46052 on the steep grades out of Ciftehan.
Nearing the end of the sustained climb to Ulukisla.
I was able to photograph this line on 3 of the World Steam tours. Train crews generally did not take footplate riders on this mountainous line. Whilst photo stops were offered on the lower section the organisers offered taxis to chase the train between Ciftehan and Ulukisla as the road is adjacent to the line for much of this sector.
In 1989 I re-visited the line on a tourist train organized by World Steam. A new TCDD coach was part of the motley consist. Despite this train being aimed at a tourist clientele many runpasts were organized, the following pictures were taken on that trip.
There are excellent positions to watch the train working hard, clinging along cliff faces, emerging from a tunnel, running beneath the road.
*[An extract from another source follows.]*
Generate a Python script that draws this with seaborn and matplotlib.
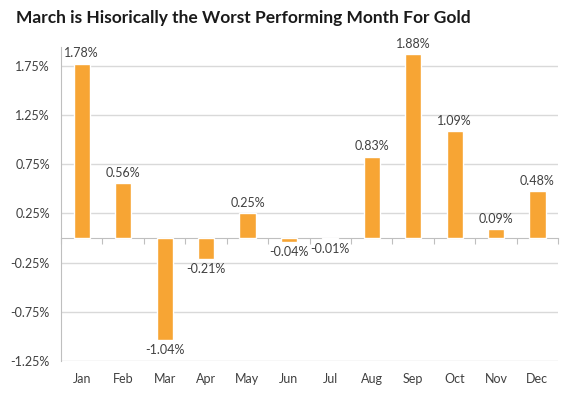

It is also a fantastic ride, of course the real thing would have been hard to beat with the heavy 3 cylinder German 44 class being assigned to the line in the last years of steam working.
The waiting game, 46052 waits to cross a regular train.
Stock for the 1989 tourist train included this carriage once a part of Ataturk’s train.
Locomotives may have appeared to be in good external condition but sometimes were in poor mechanical shape and sustained work highlighted such problems. Firemen struggled when locomotives had defects such as fallen brick arch (or no brick arch) in the firebox, a reminder we were witnessing the end of steam in Turkey.